◆ **STATED EXERCISE**
List each line of the data that holds the string "matplotlib".

◆ **RECORDED INFORMATION**

__________

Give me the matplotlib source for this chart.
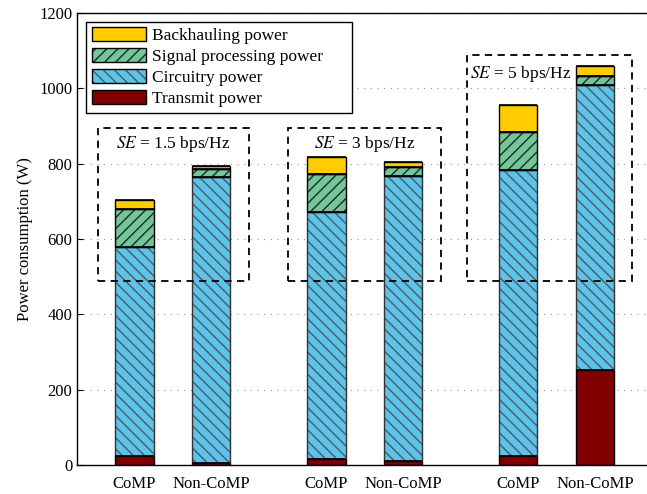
import numpy as np
import matplotlib.pyplot as plt
from matplotlib.patches import Patch, Rectangle

plt.rcParams['font.family'] = ['Liberation Serif', 'DejaVu Serif']
plt.rcParams['mathtext.fontset'] = 'stix'
plt.rcParams['hatch.linewidth'] = 1.0

# bar positions and labels
pos = [1, 3, 6, 8, 11, 13]
schemes = ['CoMP', 'Non-CoMP', 'CoMP', 'Non-CoMP', 'CoMP', 'Non-CoMP']

# power components in W (CoMP / Non-CoMP for SE = 1.5, 3, 5 bps/Hz)
transmit = [25, 5, 16, 10, 25, 252]
circuitry = [555, 760, 655, 758, 758, 758]
signal_proc = [99, 21, 101, 22, 100, 23]
backhaul = [24, 8, 45, 15, 74, 25]

# SE groups: (x0, x1, y0, y1) of the dashed frames and the label
se_labels = ['1.5', '3', '5']
frames = [(0.06, 3.97, 488, 894), (5.0, 8.98, 488, 894), (9.66, 13.97, 488, 1088)]

# name, values, fill, hatch, hatch colour, side edge colour
layers = [
    ('Transmit power', transmit, '#800000', None, 'black', 'black'),
    ('Circuitry power', circuitry, '#5EC3E8', '\\\\\\', '#4a5a66', '#333333'),
    ('Signal processing power', signal_proc, '#74C69A', '///', '#1a2a22', 'black'),
    ('Backhauling power', backhaul, '#FFCC00', None, 'black', 'black'),
]

fig = plt.figure(figsize=(6.47, 4.94), dpi=100)
ax = fig.add_axes([77 / 647, 29 / 494, 575.6 / 647, 452 / 494])

bottom = np.zeros(len(pos))
handles = []
for name, vals, col, hatch, hcol, ecol in layers:
    vals = np.array(vals, dtype=float)
    # fill + hatch first, then the outline on top
    ax.bar(pos, vals, 1.0, bottom=bottom, color=col, hatch=hatch,
           edgecolor=hcol, linewidth=0, zorder=2)
    ax.bar(pos, vals, 1.0, bottom=bottom, fill=False,
           edgecolor=ecol, linewidth=1.0, zorder=3)
    # black horizontal boundaries between segments
    ax.hlines(bottom + vals, np.array(pos) - 0.5, np.array(pos) + 0.5,
              color='black', linewidth=1.2, zorder=4)
    bottom += vals
    h = (Patch(facecolor=col, hatch=hatch, edgecolor=hcol, linewidth=0),
         Patch(fill=False, edgecolor='black', linewidth=1.0))
    handles.append((h, name))

handles = handles[::-1]
ax.legend([h for h, _ in handles], [n for _, n in handles],
          loc='upper left', bbox_to_anchor=(0.0156, 0.5, 0.462, 0.481),
          mode='expand', fontsize=12.5,
          frameon=True, fancybox=False, edgecolor='black', framealpha=1,
          handlelength=3.1, handleheight=0.87, labelspacing=0.22,
          handletextpad=0.35, borderpad=0.33, borderaxespad=0)
ax.get_legend().get_frame().set_linewidth(1.0)

for (x0, x1, y0, y1), se in zip(frames, se_labels):
    ax.add_patch(Rectangle((x0, y0), x1 - x0, y1 - y0, fill=False,
                           edgecolor='black', linestyle=(0, (4, 3)),
                           linewidth=1.3, zorder=5))
    txt = r'$\mathit{SE}$ = ' + se + ' bps/Hz'
    if se == '5':
        ax.text(x0 + 0.08, y1 - 50, txt, ha='left', va='center', fontsize=12.5)
    else:
        ax.text((x0 + x1) / 2, y1 - 42, txt, ha='center', va='center', fontsize=12.5)

ax.set_xlim(-0.5, 14.5)
ax.set_ylim(0, 1200)
ax.set_yticks(range(0, 1201, 200))
ax.set_xticks(pos)
ax.set_xticklabels(schemes)
ax.tick_params(axis='both', labelsize=12, direction='in', length=4)
ax.tick_params(axis='x', length=0, pad=8)
ax.set_ylabel('Power consumption (W)', fontsize=12)
ax.yaxis.grid(True, linestyle=(0, (1, 5)), color='#999999', linewidth=0.8)
ax.set_axisbelow(True)
for s in ax.spines.values():
    s.set_linewidth(1.0)

fig.savefig('out.png', dpi=100)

__________

◆ **SOLUTION TO THIS TASK**
Give me the matplotlib source for this chart.
import matplotlib.pyplot as plt
from matplotlib.patches import Patch, Rectangle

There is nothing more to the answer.